Zenana, in the Mughal period was used to denote the women’s quarters. The two quarters are found towards the extreme south of the pavilion. One is the Mumtaz Mahal, which is now functioning as a museum and the other is the Rang Mahal which is characteristic of its marble work, elegant interiors and ceiling.


Moti Masjid


Moti Masjid means Pearl Mosque. This is found towards the west of the Red Fort. This was a separate additional structure built during 1659 and served as the private exclusive mosque of Mughal Emperor, Aurangzeb. This mosque is made of pure white marble and has three domes. The screen of the mosque has three arches which lead to the courtyard.

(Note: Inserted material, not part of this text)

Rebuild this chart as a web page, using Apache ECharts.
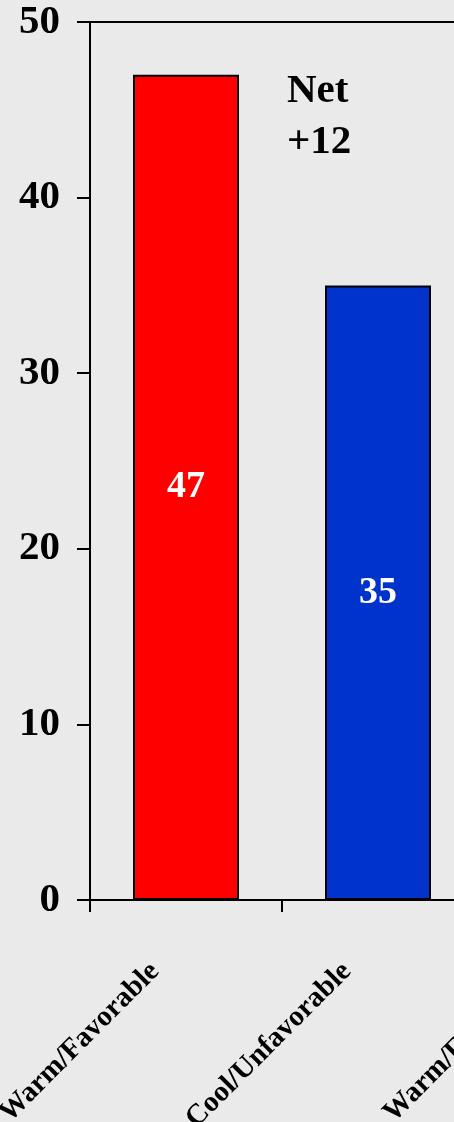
<!DOCTYPE html>
<html>
<head>
<meta charset="utf-8">
<script src="https://cdn.jsdelivr.net/npm/echarts@6/dist/echarts.min.js"></script>
<style>
  html, body { margin: 0; padding: 0; background: #eaeaea; overflow: hidden; }
  #chart { width: 454px; height: 1122px; }
</style>
</head>
<body>
<div id="chart"></div>
<script>
// categories (third one is cut off at the right edge of the picture)
const categories = ['Warm/Favorable', 'Cool/Unfavorable', 'Warm/Favorable'];
const values = [47, 35, null];
const barColors = ['#ff0000', '#0033cc', '#0033cc'];
const yTicks = [0, 10, 20, 30, 40, 50];
const netText = 'Net\n+12';

const serif = '"Liberation Serif", "Times New Roman", serif';

const chart = echarts.init(document.getElementById('chart'));

const option = {
  backgroundColor: '#eaeaea',
  animation: false,
  grid: {
    left: 90,
    top: 22,
    width: 576,
    height: 878,
    outerBoundsMode: 'none',
    containLabel: false,
    show: true,
    borderColor: '#000',
    borderWidth: 2,
    backgroundColor: 'transparent'
  },
  xAxis: {
    type: 'category',
    data: categories,
    axisLine: { lineStyle: { color: '#000', width: 2 } },
    axisTick: { show: true, length: 12, lineStyle: { color: '#000', width: 2 } },
    axisLabel: {
      rotate: 45,
      interval: 0,
      margin: 36,
      padding: [0, 44, 0, 0],
      color: '#000',
      fontFamily: serif,
      fontWeight: 'bold',
      fontSize: 29
    }
  },
  yAxis: {
    type: 'value',
    min: yTicks[0],
    max: yTicks[yTicks.length - 1],
    interval: 10,
    axisLine: { show: true, lineStyle: { color: '#000', width: 2 } },
    axisTick: { show: true, length: 13, lineStyle: { color: '#000', width: 2 } },
    splitLine: { show: false },
    axisLabel: {
      margin: 30,
      color: '#000',
      fontFamily: serif,
      fontWeight: 'bold',
      fontSize: 41
    }
  },
  series: [{
    type: 'bar',
    barWidth: 106,
    data: values.map((v, i) => ({
      value: v,
      itemStyle: { color: barColors[i] }
    })),
    itemStyle: { borderColor: '#000', borderWidth: 2 },
    label: {
      show: true,
      position: 'inside',
      color: '#fff',
      fontFamily: serif,
      fontWeight: 'bold',
      fontSize: 38
    }
  }],
  graphic: [{
    type: 'text',
    left: 287,
    top: 66,
    style: {
      text: netText,
      fill: '#000',
      font: 'bold 41px ' + serif,
      lineHeight: 51
    }
  }]
};

chart.setOption(option);
</script>
</body>
</html>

The measurement of the Pearl Mosque is 12m of length, 9m of width and 8m of height. This mosque constructed for the personal use of Aurangzeb had prayer mats made from black marble situated at a slightly elevated level from the floor. These prayer mats were also known as “musallas”. There are three domes on this mosque that were initially given a plating of copper. The door towards the east of the mosque contains leaves coated with copper. The womenfolk of seraglio were also using this mosque in the earlier days.


Hayat Bakhsh Bagh

 

Most of the West Asian countries built gardens around their structures to resemble paradise on earth. This influenced the Mughal emperors too as the Hayat Bakhsh Bagh or the “Life-Bestowing Garden” was designed round the Red Fort. Tanks, fountains, tunnels, pavilions and all other structures that complemented the garden were designed here as well. Flowering plants and trees of different colors and species were planted here. After sunset, the garden took on a different look as they were brightly lit-up. Another small garden, Mehtab Bagh or the Moonlight Garden can also be found inside the Red Fort. The Savon and Badhon stands are the pavilions that are found towards the north and south channels respectively. During 1842, there was an additional two more pavilions that were constructed by Bahadur Shah Zafar, the final Mughal Emperor. One of these is still functional and can be found towards the eastern wall.